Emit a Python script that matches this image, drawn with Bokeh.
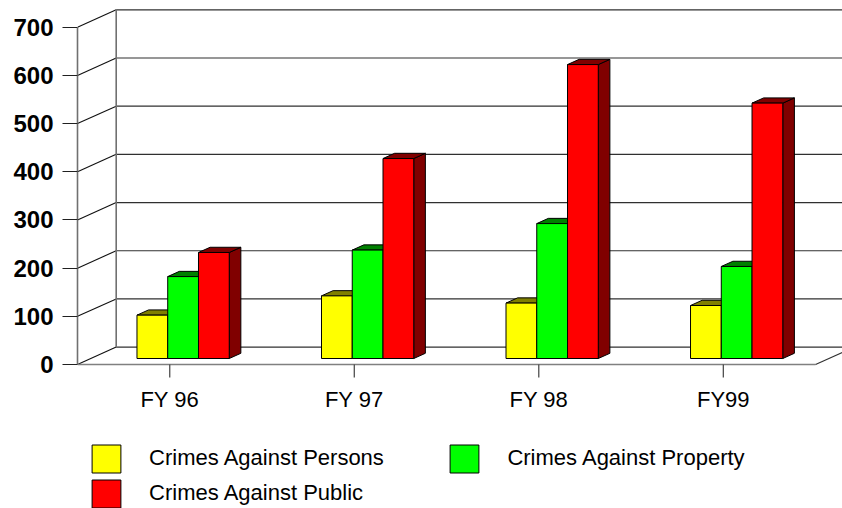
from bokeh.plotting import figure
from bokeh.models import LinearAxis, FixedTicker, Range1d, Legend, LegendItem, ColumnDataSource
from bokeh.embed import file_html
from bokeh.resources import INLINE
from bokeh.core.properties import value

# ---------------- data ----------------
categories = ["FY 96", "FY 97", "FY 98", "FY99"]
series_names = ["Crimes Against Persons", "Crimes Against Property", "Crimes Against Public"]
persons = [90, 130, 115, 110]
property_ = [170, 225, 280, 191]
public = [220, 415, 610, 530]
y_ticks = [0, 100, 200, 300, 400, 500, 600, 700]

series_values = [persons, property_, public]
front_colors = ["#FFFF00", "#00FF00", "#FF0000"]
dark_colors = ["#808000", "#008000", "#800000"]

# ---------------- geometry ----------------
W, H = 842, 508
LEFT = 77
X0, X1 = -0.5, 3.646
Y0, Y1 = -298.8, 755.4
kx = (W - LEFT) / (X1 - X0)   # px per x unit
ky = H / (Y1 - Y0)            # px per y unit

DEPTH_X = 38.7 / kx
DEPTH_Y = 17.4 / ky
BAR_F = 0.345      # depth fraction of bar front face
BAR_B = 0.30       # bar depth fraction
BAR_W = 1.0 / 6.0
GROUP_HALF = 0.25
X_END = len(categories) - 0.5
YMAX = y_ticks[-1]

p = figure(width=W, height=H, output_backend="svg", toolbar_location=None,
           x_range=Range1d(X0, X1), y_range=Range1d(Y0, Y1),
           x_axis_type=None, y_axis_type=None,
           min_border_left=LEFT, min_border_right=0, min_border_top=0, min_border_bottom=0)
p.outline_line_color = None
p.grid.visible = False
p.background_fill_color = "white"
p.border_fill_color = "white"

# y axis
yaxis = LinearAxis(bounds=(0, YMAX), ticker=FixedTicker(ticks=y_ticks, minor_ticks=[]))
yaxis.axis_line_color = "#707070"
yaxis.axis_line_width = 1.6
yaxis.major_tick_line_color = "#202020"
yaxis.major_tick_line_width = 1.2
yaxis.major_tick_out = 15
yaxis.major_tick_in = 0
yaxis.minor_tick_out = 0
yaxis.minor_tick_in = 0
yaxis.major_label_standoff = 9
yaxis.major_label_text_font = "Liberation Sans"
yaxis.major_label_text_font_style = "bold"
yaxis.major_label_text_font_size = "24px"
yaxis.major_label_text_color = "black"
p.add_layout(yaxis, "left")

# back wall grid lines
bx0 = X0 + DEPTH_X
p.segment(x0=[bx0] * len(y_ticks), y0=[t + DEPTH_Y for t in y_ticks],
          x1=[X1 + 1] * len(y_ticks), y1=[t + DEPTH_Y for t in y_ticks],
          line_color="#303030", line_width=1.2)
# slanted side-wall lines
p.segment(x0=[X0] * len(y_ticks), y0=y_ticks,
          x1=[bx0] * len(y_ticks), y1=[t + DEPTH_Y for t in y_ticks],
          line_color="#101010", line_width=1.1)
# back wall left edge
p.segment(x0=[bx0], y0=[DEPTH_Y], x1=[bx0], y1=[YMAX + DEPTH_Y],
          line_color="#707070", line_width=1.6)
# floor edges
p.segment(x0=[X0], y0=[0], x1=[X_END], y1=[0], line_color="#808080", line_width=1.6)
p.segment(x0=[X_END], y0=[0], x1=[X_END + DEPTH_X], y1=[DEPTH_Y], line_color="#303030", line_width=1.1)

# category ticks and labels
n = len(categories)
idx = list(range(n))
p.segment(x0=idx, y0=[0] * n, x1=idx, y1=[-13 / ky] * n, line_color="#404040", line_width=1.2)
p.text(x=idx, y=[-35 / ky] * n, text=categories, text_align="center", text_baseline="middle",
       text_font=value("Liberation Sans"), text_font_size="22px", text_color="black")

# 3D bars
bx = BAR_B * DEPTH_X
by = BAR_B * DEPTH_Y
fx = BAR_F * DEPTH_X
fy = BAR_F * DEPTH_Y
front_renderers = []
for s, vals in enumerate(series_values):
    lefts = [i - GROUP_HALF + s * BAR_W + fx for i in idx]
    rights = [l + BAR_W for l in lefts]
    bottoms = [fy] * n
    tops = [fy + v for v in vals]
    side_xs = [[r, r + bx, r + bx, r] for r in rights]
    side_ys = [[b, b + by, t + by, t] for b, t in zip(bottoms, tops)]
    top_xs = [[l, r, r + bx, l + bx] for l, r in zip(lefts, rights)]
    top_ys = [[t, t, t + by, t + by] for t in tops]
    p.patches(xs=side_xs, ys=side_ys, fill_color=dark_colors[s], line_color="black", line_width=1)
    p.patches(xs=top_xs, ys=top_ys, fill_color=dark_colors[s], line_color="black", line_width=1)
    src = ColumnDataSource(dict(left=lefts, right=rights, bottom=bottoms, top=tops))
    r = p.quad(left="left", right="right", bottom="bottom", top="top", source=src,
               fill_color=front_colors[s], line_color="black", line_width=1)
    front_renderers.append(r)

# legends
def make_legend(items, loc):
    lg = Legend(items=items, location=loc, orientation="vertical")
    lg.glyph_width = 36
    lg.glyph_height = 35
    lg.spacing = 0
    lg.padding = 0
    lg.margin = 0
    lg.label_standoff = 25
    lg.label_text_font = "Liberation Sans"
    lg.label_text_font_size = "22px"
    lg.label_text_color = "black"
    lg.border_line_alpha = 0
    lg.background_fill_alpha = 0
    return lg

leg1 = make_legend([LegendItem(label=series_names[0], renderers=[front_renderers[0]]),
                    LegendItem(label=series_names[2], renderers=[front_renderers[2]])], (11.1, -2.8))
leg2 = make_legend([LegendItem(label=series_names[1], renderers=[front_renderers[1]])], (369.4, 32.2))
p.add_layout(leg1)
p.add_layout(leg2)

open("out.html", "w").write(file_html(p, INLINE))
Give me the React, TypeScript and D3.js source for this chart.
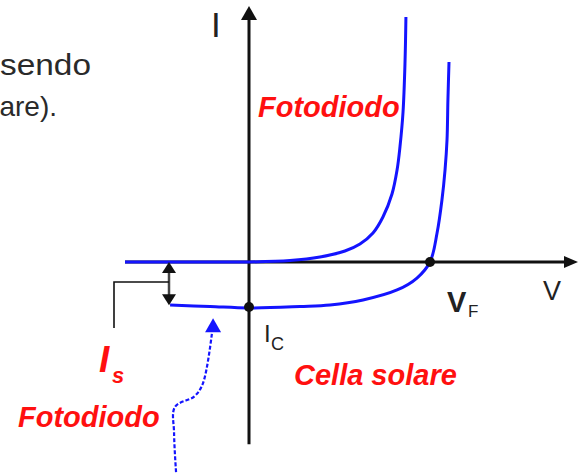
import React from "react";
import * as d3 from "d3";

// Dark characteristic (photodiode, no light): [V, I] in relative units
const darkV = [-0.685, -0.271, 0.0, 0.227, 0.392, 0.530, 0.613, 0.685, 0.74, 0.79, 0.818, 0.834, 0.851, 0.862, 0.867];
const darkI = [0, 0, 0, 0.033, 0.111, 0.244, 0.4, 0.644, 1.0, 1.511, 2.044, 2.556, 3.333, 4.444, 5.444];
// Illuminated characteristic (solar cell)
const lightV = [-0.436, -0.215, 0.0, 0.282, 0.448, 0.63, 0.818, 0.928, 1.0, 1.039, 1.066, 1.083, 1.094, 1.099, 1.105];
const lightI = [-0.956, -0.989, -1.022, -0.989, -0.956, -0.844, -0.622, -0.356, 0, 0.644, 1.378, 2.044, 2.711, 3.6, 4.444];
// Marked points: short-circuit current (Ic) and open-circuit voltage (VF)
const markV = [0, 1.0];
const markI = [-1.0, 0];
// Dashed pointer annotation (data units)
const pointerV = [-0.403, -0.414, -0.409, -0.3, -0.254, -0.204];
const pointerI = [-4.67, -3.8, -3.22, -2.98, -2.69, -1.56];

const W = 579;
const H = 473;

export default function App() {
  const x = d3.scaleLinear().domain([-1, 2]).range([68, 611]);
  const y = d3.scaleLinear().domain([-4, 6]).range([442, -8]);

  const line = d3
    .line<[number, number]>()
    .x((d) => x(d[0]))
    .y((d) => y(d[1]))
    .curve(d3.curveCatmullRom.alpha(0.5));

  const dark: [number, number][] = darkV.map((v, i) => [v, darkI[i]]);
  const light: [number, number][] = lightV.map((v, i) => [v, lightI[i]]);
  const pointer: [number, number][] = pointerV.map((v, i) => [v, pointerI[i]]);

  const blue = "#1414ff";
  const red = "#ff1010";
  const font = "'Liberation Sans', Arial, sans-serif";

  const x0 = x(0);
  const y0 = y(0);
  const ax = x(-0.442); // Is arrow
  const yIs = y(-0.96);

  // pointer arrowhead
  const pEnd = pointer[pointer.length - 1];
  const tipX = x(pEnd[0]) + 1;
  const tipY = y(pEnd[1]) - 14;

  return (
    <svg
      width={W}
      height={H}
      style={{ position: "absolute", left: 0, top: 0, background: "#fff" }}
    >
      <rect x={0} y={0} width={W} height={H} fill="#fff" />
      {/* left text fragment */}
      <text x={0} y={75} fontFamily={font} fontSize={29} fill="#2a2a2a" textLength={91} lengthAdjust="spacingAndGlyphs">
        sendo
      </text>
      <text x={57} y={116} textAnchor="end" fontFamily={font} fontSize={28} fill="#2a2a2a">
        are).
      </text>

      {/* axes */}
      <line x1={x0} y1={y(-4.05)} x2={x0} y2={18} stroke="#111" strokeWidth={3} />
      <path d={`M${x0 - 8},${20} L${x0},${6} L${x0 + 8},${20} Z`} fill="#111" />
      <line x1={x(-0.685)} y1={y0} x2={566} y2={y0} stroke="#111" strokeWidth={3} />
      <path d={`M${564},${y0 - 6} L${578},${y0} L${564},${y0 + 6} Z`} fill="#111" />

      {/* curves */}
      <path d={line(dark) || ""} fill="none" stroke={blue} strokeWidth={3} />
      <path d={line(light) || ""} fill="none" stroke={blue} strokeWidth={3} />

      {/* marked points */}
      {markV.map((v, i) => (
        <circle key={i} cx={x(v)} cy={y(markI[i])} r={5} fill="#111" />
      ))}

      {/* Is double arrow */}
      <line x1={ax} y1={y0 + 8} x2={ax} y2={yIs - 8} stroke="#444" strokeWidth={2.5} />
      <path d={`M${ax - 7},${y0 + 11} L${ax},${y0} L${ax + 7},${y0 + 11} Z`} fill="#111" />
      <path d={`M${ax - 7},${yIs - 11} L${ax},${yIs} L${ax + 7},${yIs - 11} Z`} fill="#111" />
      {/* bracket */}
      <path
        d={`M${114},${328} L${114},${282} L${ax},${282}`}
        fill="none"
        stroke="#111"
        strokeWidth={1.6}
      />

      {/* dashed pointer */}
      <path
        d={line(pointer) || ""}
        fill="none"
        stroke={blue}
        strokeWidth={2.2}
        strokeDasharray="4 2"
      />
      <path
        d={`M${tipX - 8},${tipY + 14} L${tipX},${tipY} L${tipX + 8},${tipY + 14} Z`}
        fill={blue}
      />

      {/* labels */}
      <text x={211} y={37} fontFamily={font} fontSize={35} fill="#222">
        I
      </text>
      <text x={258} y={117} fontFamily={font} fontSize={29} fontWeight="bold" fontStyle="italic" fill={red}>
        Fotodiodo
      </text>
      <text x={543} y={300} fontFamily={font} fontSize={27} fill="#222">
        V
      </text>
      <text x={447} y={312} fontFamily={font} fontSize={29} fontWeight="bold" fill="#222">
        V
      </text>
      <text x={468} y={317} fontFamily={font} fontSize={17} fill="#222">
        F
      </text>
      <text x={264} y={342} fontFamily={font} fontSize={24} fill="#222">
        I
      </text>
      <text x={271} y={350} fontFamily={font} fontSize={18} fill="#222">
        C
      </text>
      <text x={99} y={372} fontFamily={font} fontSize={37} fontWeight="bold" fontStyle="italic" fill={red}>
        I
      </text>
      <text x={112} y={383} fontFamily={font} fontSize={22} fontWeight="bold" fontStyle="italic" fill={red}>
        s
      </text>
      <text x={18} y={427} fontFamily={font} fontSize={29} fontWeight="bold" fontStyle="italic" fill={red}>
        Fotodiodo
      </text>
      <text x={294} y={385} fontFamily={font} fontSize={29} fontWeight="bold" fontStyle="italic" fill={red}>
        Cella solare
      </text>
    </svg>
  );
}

● **Work instructions**
In the listing above, find the line with "Give me the" and the line with "import * as". Copy both of them and every line between, exactly, but not the pictures.

● **Task answer**
Give me the React, TypeScript and D3.js source for this chart.
import React from "react";
import * as d3 from "d3";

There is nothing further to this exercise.